### PROBLEM STATEMENT
Everything in the data should be repeated exactly, save for the images.

◇ ◇ ◇ ◇ ◇ ◇ ◇

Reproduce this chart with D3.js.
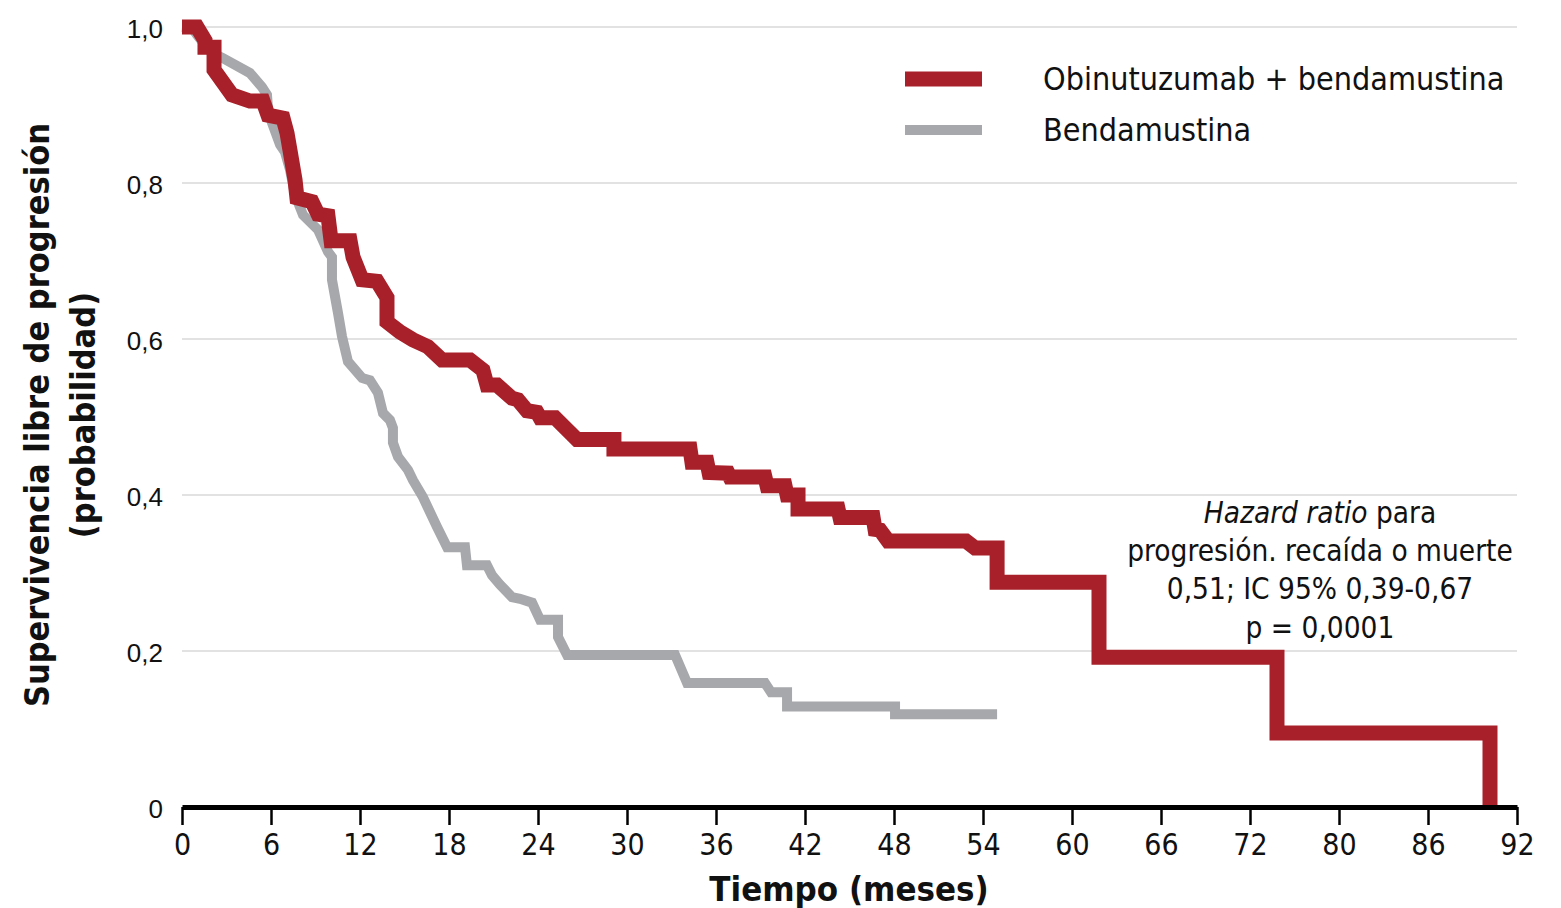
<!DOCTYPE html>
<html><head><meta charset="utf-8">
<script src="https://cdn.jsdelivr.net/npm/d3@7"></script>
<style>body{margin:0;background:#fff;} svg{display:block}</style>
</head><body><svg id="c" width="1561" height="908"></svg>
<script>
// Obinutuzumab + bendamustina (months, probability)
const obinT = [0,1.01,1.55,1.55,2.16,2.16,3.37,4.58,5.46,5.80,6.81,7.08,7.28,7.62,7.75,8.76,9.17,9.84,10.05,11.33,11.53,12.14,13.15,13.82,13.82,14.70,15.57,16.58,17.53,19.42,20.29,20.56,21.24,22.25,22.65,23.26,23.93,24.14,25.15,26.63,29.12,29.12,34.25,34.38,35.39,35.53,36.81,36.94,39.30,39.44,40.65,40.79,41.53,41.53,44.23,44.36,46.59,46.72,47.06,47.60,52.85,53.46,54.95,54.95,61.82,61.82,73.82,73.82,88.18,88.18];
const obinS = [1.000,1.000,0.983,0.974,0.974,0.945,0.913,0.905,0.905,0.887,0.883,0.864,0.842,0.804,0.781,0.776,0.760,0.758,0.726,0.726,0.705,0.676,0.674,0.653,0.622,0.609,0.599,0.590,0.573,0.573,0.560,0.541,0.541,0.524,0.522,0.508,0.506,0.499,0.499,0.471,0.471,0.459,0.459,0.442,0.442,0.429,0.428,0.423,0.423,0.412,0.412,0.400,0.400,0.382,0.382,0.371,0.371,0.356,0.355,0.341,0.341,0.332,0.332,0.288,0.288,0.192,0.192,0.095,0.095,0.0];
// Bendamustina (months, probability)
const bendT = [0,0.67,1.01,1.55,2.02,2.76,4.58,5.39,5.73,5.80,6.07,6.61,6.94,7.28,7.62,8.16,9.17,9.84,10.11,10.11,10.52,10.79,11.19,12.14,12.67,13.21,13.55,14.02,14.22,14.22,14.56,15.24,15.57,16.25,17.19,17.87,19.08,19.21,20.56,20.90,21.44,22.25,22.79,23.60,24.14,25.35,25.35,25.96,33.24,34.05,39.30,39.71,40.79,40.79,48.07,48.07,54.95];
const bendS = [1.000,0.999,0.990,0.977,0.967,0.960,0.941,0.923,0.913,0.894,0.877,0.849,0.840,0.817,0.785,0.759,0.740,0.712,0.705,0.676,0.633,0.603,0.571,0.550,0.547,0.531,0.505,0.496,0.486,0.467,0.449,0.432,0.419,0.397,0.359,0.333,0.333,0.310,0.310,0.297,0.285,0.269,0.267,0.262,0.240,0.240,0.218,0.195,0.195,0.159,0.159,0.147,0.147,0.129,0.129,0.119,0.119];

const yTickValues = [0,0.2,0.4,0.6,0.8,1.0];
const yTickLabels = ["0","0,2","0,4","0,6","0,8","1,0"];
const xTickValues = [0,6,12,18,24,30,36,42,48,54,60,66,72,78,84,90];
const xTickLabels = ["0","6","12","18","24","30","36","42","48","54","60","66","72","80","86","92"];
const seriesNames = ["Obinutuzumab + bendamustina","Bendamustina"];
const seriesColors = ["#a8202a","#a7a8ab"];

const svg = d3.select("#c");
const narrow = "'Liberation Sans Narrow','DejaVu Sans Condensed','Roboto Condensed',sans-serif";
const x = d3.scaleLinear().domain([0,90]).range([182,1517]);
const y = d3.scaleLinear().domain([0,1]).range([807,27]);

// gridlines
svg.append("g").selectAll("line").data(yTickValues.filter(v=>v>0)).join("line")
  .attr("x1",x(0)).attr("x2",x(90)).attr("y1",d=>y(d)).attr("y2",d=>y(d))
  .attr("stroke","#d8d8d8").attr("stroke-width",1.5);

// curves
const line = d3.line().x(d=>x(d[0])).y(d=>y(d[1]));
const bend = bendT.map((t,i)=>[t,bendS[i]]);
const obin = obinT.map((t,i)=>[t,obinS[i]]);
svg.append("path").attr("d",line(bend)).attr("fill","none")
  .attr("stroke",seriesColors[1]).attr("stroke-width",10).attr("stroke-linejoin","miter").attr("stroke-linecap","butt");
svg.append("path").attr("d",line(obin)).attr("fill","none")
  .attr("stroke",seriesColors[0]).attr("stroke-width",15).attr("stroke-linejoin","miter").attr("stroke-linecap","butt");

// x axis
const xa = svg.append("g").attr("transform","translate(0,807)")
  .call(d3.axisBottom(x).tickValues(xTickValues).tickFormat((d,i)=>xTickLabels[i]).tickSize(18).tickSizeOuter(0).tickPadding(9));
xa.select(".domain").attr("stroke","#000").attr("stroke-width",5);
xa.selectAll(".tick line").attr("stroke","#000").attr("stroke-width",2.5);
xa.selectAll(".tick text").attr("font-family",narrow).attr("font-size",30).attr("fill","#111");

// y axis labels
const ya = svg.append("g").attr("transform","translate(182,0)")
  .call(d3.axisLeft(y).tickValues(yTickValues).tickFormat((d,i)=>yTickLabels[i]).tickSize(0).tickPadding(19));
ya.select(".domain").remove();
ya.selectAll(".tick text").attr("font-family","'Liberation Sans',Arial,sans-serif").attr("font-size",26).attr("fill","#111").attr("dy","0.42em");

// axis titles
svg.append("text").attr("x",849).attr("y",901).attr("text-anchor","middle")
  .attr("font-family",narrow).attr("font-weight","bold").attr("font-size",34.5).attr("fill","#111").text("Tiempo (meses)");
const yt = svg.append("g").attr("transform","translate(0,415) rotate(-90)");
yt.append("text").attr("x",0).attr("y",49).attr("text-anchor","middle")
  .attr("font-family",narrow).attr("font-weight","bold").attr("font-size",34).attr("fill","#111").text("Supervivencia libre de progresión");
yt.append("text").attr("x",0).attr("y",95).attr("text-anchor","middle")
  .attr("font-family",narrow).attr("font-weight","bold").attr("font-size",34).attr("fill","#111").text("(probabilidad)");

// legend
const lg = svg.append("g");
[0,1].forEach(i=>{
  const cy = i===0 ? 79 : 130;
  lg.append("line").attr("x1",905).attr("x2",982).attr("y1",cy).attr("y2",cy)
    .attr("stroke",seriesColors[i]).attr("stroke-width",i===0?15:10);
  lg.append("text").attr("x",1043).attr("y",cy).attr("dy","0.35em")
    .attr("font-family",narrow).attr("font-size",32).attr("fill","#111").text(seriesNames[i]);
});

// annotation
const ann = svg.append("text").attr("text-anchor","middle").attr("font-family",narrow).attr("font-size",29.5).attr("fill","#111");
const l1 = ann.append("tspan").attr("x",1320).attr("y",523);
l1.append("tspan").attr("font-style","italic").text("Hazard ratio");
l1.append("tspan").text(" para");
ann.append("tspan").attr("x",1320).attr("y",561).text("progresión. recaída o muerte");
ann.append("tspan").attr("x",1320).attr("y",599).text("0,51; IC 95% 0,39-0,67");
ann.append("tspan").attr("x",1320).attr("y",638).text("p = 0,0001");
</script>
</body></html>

◇ ◇ ◇ ◇ ◇ ◇ ◇

### RESPONSE
Reproduce this chart with D3.js.
<!DOCTYPE html>
<html><head><meta charset="utf-8">
<script src="https://cdn.jsdelivr.net/npm/d3@7"></script>
<style>body{margin:0;background:#fff;} svg{display:block}</style>
</head><body><svg id="c" width="1561" height="908"></svg>
<script>
// Obinutuzumab + bendamustina (months, probability)
const obinT = [0,1.01,1.55,1.55,2.16,2.16,3.37,4.58,5.46,5.80,6.81,7.08,7.28,7.62,7.75,8.76,9.17,9.84,10.05,11.33,11.53,12.14,13.15,13.82,13.82,14.70,15.57,16.58,17.53,19.42,20.29,20.56,21.24,22.25,22.65,23.26,23.93,24.14,25.15,26.63,29.12,29.12,34.25,34.38,35.39,35.53,36.81,36.94,39.30,39.44,40.65,40.79,41.53,41.53,44.23,44.36,46.59,46.72,47.06,47.60,52.85,53.46,54.95,54.95,61.82,61.82,73.82,73.82,88.18,88.18];
const obinS = [1.000,1.000,0.983,0.974,0.974,0.945,0.913,0.905,0.905,0.887,0.883,0.864,0.842,0.804,0.781,0.776,0.760,0.758,0.726,0.726,0.705,0.676,0.674,0.653,0.622,0.609,0.599,0.590,0.573,0.573,0.560,0.541,0.541,0.524,0.522,0.508,0.506,0.499,0.499,0.471,0.471,0.459,0.459,0.442,0.442,0.429,0.428,0.423,0.423,0.412,0.412,0.400,0.400,0.382,0.382,0.371,0.371,0.356,0.355,0.341,0.341,0.332,0.332,0.288,0.288,0.192,0.192,0.095,0.095,0.0];
// Bendamustina (months, probability)
const bendT = [0,0.67,1.01,1.55,2.02,2.76,4.58,5.39,5.73,5.80,6.07,6.61,6.94,7.28,7.62,8.16,9.17,9.84,10.11,10.11,10.52,10.79,11.19,12.14,12.67,13.21,13.55,14.02,14.22,14.22,14.56,15.24,15.57,16.25,17.19,17.87,19.08,19.21,20.56,20.90,21.44,22.25,22.79,23.60,24.14,25.35,25.35,25.96,33.24,34.05,39.30,39.71,40.79,40.79,48.07,48.07,54.95];
const bendS = [1.000,0.999,0.990,0.977,0.967,0.960,0.941,0.923,0.913,0.894,0.877,0.849,0.840,0.817,0.785,0.759,0.740,0.712,0.705,0.676,0.633,0.603,0.571,0.550,0.547,0.531,0.505,0.496,0.486,0.467,0.449,0.432,0.419,0.397,0.359,0.333,0.333,0.310,0.310,0.297,0.285,0.269,0.267,0.262,0.240,0.240,0.218,0.195,0.195,0.159,0.159,0.147,0.147,0.129,0.129,0.119,0.119];

const yTickValues = [0,0.2,0.4,0.6,0.8,1.0];
const yTickLabels = ["0","0,2","0,4","0,6","0,8","1,0"];
const xTickValues = [0,6,12,18,24,30,36,42,48,54,60,66,72,78,84,90];
const xTickLabels = ["0","6","12","18","24","30","36","42","48","54","60","66","72","80","86","92"];
const seriesNames = ["Obinutuzumab + bendamustina","Bendamustina"];
const seriesColors = ["#a8202a","#a7a8ab"];

const svg = d3.select("#c");
const narrow = "'Liberation Sans Narrow','DejaVu Sans Condensed','Roboto Condensed',sans-serif";
const x = d3.scaleLinear().domain([0,90]).range([182,1517]);
const y = d3.scaleLinear().domain([0,1]).range([807,27]);

// gridlines
svg.append("g").selectAll("line").data(yTickValues.filter(v=>v>0)).join("line")
  .attr("x1",x(0)).attr("x2",x(90)).attr("y1",d=>y(d)).attr("y2",d=>y(d))
  .attr("stroke","#d8d8d8").attr("stroke-width",1.5);

// curves
const line = d3.line().x(d=>x(d[0])).y(d=>y(d[1]));
const bend = bendT.map((t,i)=>[t,bendS[i]]);
const obin = obinT.map((t,i)=>[t,obinS[i]]);
svg.append("path").attr("d",line(bend)).attr("fill","none")
  .attr("stroke",seriesColors[1]).attr("stroke-width",10).attr("stroke-linejoin","miter").attr("stroke-linecap","butt");
svg.append("path").attr("d",line(obin)).attr("fill","none")
  .attr("stroke",seriesColors[0]).attr("stroke-width",15).attr("stroke-linejoin","miter").attr("stroke-linecap","butt");

// x axis
const xa = svg.append("g").attr("transform","translate(0,807)")
  .call(d3.axisBottom(x).tickValues(xTickValues).tickFormat((d,i)=>xTickLabels[i]).tickSize(18).tickSizeOuter(0).tickPadding(9));
xa.select(".domain").attr("stroke","#000").attr("stroke-width",5);
xa.selectAll(".tick line").attr("stroke","#000").attr("stroke-width",2.5);
xa.selectAll(".tick text").attr("font-family",narrow).attr("font-size",30).attr("fill","#111");

// y axis labels
const ya = svg.append("g").attr("transform","translate(182,0)")
  .call(d3.axisLeft(y).tickValues(yTickValues).tickFormat((d,i)=>yTickLabels[i]).tickSize(0).tickPadding(19));
ya.select(".domain").remove();
ya.selectAll(".tick text").attr("font-family","'Liberation Sans',Arial,sans-serif").attr("font-size",26).attr("fill","#111").attr("dy","0.42em");

// axis titles
svg.append("text").attr("x",849).attr("y",901).attr("text-anchor","middle")
  .attr("font-family",narrow).attr("font-weight","bold").attr("font-size",34.5).attr("fill","#111").text("Tiempo (meses)");
const yt = svg.append("g").attr("transform","translate(0,415) rotate(-90)");
yt.append("text").attr("x",0).attr("y",49).attr("text-anchor","middle")
  .attr("font-family",narrow).attr("font-weight","bold").attr("font-size",34).attr("fill","#111").text("Supervivencia libre de progresión");
yt.append("text").attr("x",0).attr("y",95).attr("text-anchor","middle")
  .attr("font-family",narrow).attr("font-weight","bold").attr("font-size",34).attr("fill","#111").text("(probabilidad)");

// legend
const lg = svg.append("g");
[0,1].forEach(i=>{
  const cy = i===0 ? 79 : 130;
  lg.append("line").attr("x1",905).attr("x2",982).attr("y1",cy).attr("y2",cy)
    .attr("stroke",seriesColors[i]).attr("stroke-width",i===0?15:10);
  lg.append("text").attr("x",1043).attr("y",cy).attr("dy","0.35em")
    .attr("font-family",narrow).attr("font-size",32).attr("fill","#111").text(seriesNames[i]);
});

// annotation
const ann = svg.append("text").attr("text-anchor","middle").attr("font-family",narrow).attr("font-size",29.5).attr("fill","#111");
const l1 = ann.append("tspan").attr("x",1320).attr("y",523);
l1.append("tspan").attr("font-style","italic").text("Hazard ratio");
l1.append("tspan").text(" para");
ann.append("tspan").attr("x",1320).attr("y",561).text("progresión. recaída o muerte");
ann.append("tspan").attr("x",1320).attr("y",599).text("0,51; IC 95% 0,39-0,67");
ann.append("tspan").attr("x",1320).attr("y",638).text("p = 0,0001");
</script>
</body></html>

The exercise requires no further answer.